I tested mb_aead as well.

I can find rcu stalls easily while testing gcm(aes-generic) with the 
below commands.
#shell1
while :
do
    modprobe tcrypt mode=215 num_mb=1024
done
#shell2
while :
do
    modprobe tcrypt mode=0
done

Then, I added cond_resched() as you mentioned.

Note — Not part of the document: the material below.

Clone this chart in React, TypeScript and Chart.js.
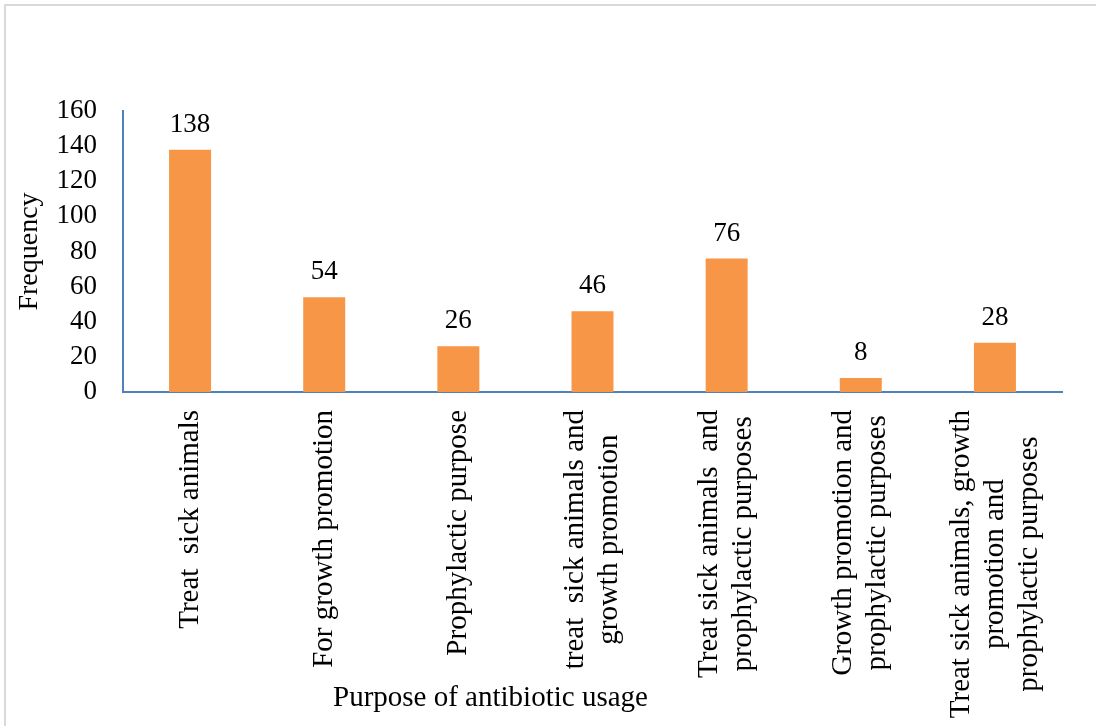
import React, { useEffect, useRef } from "react";
import { Chart, registerables } from "chart.js";

Chart.register(...registerables);

// Category labels, one string per line
const categories: string[][] = [
  ["Treat  sick animals"],
  ["For growth promotion"],
  ["Prophylactic purpose"],
  ["treat  sick animals and", "growth promotion"],
  ["Treat sick animals  and", "prophylactic purposes"],
  ["Growth promotion and", "prophylactic purposes"],
  ["Treat sick animals, growth", "promotion and", "prophylactic purposes"],
];
const frequency: number[] = [138, 54, 26, 46, 76, 8, 28];
const yTicks: number[] = [0, 20, 40, 60, 80, 100, 120, 140, 160];

const xTitle = "Purpose of antibiotic usage";
const yTitle = "Frequency";

const SERIF = "'Liberation Serif', 'Times New Roman', serif";
const BAR_COLOR = "#F79646";
const AXIS_COLOR = "#4F81BD";

// Frame, value labels, rotated category labels and x title
const decorations = {
  id: "decorations",
  beforeDraw(chart: any) {
    const { ctx, width, height } = chart;
    ctx.save();
    ctx.fillStyle = "#ffffff";
    ctx.fillRect(0, 0, width, height);
    ctx.strokeStyle = "#D9D9D9";
    ctx.lineWidth = 2;
    ctx.strokeRect(5, 5, width + 20, height + 20);
    ctx.restore();
  },
  afterDraw(chart: any) {
    const { ctx } = chart;
    const xScale = chart.scales.x;
    const yScale = chart.scales.y;
    const meta = chart.getDatasetMeta(0);
    ctx.save();

    // value labels above bars
    ctx.fillStyle = "#000000";
    ctx.font = `27px ${SERIF}`;
    ctx.textAlign = "center";
    ctx.textBaseline = "alphabetic";
    meta.data.forEach((bar: any, i: number) => {
      ctx.fillText(String(frequency[i]), bar.x, bar.y - 18);
    });

    // rotated category labels, lines centred on each other
    ctx.font = `29px ${SERIF}`;
    const lineGap = 34;
    const top = yScale.getPixelForValue(0) + 18;
    categories.forEach((lines, i) => {
      const cx = xScale.getPixelForTick(i);
      const maxW = Math.max(...lines.map((l) => ctx.measureText(l).width));
      const cy = top + maxW / 2;
      lines.forEach((line, j) => {
        const off = (j - (lines.length - 1) / 2) * lineGap;
        ctx.save();
        ctx.translate(cx + off, cy);
        ctx.rotate(-Math.PI / 2);
        ctx.textAlign = "center";
        ctx.textBaseline = "middle";
        ctx.fillText(line, 0, 0);
        ctx.restore();
      });
    });

    // x axis title
    ctx.font = `29px ${SERIF}`;
    ctx.textAlign = "left";
    ctx.textBaseline = "alphabetic";
    ctx.fillText(xTitle, 333, 706);
    ctx.restore();
  },
};

export default function App() {
  const canvasRef = useRef<HTMLCanvasElement | null>(null);

  useEffect(() => {
    if (!canvasRef.current) return;
    const chart = new Chart(canvasRef.current, {
      type: "bar",
      data: {
        labels: categories.map((c) => c.join(" ")),
        datasets: [
          {
            data: frequency,
            backgroundColor: BAR_COLOR,
            borderWidth: 0,
            categoryPercentage: 1,
            barPercentage: 0.313,
          },
        ],
      },
      options: {
        responsive: false,
        animation: false,
        layout: { padding: { top: 111, bottom: 334, left: 0, right: 34 } },
        plugins: {
          legend: { display: false },
          tooltip: { enabled: false },
        },
        scales: {
          x: {
            grid: { display: false, drawTicks: false },
            border: { display: true, color: AXIS_COLOR, width: 2 },
            ticks: { display: false },
            afterFit: (scale: any) => {
              scale.height = 0;
            },
          },
          y: {
            min: 0,
            max: 160,
            afterBuildTicks: (scale: any) => {
              scale.ticks = yTicks.map((v) => ({ value: v }));
            },
            grid: { display: false, drawTicks: false },
            border: { display: true, color: AXIS_COLOR, width: 2 },
            ticks: {
              autoSkip: false,
              padding: 26,
              color: "#000000",
              font: { family: SERIF, size: 27 },
            },
            title: {
              display: true,
              text: yTitle,
              color: "#000000",
              font: { family: SERIF, size: 28 },
              padding: { top: 13, bottom: 0 },
            },
            afterFit: (scale: any) => {
              scale.width = 123;
            },
          },
        },
      },
      plugins: [decorations],
    });
    return () => chart.destroy();
  }, []);

  return (
    <div style={{ position: "fixed", left: 0, top: 0, width: 1096, height: 726 }}>
      <canvas ref={canvasRef} width={1096} height={726} />
    </div>
  );
}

diff --git a/crypto/tcrypt.c b/crypto/tcrypt.c
index a82679b576bb..eeb3abb4eece 100644
--- a/crypto/tcrypt.c
+++ b/crypto/tcrypt.c
@@ -415,6 +415,7 @@ static void test_mb_aead_speed(const char *algo, int 
enc, int secs,
                        } else {
                                ret = test_mb_aead_cycles(data, enc, bs,
                                                          num_mb);
+                               cond_resched();
                        }

I can't see rcu stalls anymore, I think it works well.